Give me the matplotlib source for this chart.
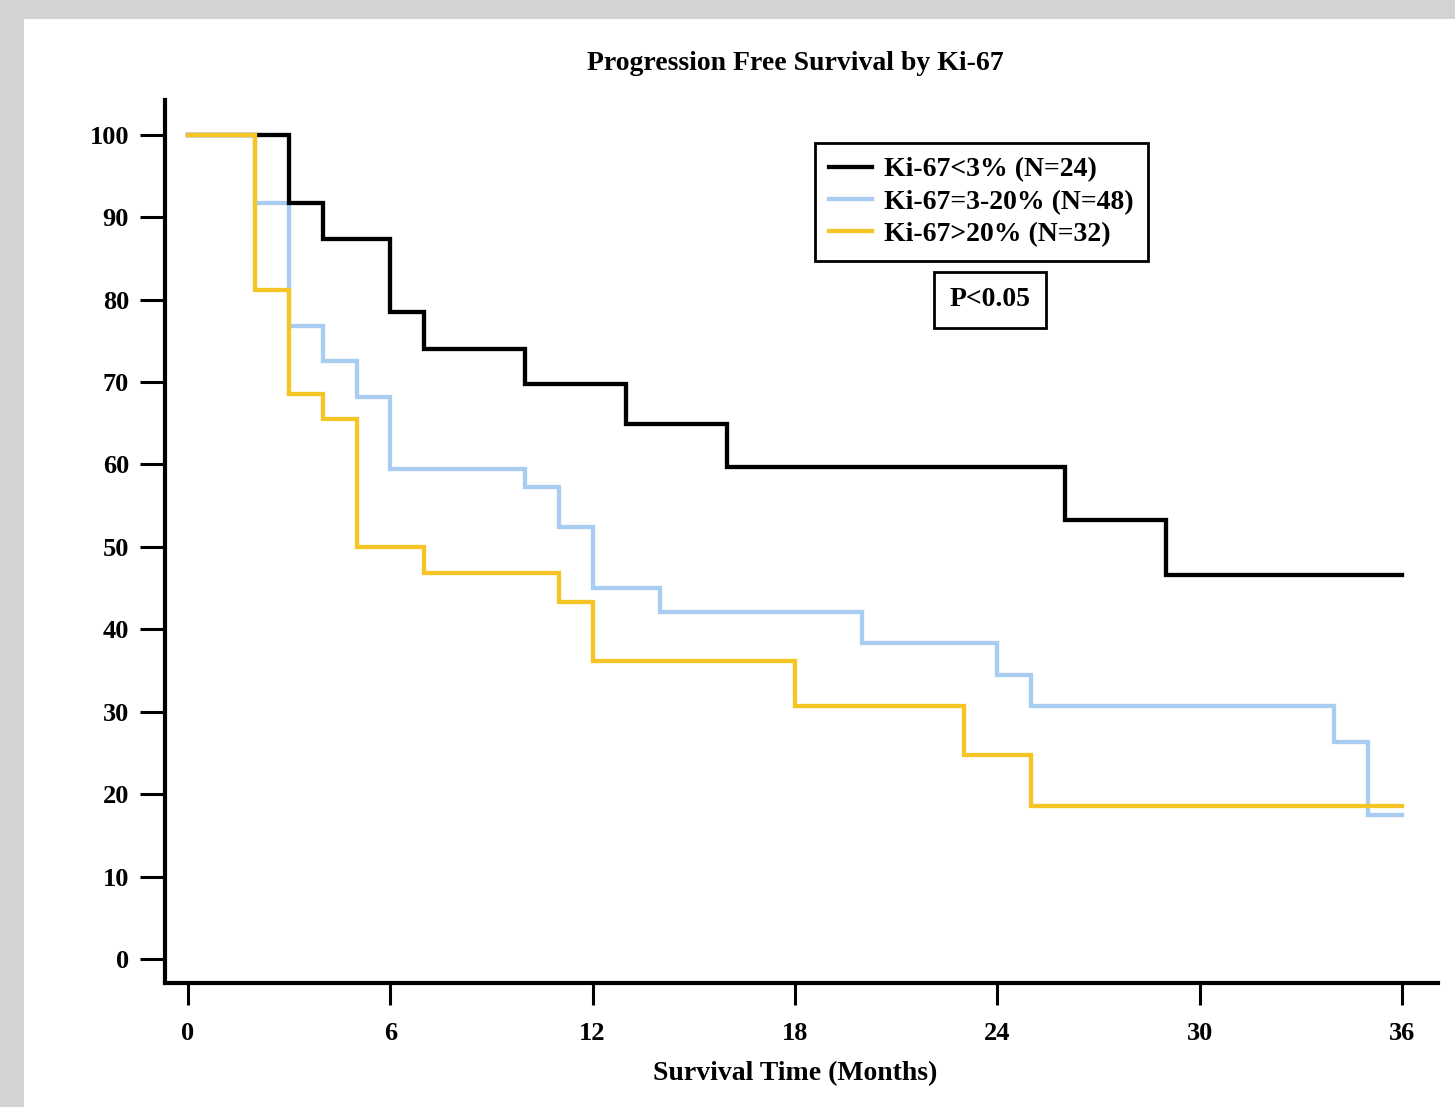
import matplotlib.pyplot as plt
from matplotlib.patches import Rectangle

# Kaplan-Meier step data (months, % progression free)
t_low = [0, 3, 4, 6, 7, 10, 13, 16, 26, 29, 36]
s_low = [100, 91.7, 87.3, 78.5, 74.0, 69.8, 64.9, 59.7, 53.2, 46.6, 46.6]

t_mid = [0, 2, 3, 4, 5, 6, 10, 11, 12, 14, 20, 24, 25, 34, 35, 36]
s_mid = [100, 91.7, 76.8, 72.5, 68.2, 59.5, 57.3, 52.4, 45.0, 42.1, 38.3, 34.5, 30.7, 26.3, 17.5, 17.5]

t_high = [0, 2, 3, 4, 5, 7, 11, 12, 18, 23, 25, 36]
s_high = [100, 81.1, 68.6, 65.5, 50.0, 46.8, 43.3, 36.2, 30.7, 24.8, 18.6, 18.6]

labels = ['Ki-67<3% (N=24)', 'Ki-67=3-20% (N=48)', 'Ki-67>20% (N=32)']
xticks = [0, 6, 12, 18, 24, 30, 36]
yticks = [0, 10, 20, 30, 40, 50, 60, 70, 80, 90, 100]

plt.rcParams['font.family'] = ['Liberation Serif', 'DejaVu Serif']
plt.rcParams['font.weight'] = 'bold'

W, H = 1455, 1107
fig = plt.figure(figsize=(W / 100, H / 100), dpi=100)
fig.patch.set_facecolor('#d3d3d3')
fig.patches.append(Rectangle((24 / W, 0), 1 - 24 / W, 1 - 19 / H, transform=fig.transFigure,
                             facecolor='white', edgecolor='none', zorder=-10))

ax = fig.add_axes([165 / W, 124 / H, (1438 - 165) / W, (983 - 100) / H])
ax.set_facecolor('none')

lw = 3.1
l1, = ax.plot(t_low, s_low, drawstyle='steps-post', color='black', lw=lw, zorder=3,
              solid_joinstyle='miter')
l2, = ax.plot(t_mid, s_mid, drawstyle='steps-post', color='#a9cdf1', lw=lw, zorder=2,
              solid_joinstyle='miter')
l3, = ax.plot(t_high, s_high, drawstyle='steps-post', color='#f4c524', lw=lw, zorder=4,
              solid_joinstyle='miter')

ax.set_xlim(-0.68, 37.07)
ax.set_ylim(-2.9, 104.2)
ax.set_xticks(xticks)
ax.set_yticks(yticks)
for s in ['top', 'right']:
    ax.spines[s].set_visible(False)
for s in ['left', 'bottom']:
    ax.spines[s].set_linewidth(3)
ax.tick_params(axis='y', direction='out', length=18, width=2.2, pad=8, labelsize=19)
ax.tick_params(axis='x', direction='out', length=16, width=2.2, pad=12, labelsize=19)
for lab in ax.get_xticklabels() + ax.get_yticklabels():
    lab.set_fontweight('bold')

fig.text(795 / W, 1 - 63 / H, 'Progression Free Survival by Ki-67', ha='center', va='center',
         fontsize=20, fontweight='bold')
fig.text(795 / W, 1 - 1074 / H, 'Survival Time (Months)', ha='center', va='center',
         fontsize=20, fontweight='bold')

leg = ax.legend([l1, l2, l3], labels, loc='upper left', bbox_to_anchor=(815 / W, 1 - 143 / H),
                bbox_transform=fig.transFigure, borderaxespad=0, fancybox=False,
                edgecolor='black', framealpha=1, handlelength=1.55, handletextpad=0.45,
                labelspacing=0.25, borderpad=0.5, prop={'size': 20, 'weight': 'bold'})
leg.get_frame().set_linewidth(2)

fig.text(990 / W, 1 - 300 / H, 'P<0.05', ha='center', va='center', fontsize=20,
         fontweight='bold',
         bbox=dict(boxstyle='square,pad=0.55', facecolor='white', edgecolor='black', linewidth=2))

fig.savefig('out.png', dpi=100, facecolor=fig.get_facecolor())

━━━━━━━━━━━━━━━━━━━━

**TASK TO COMPLETE**. Give again exactly the lines running from the beginning of the material above through the line that contains "53.2, 46.6, 46.6]", and leave out every picture.

**RESULT OF THIS TASK**.
Give me the matplotlib source for this chart.
import matplotlib.pyplot as plt
from matplotlib.patches import Rectangle

# Kaplan-Meier step data (months, % progression free)
t_low = [0, 3, 4, 6, 7, 10, 13, 16, 26, 29, 36]
s_low = [100, 91.7, 87.3, 78.5, 74.0, 69.8, 64.9, 59.7, 53.2, 46.6, 46.6]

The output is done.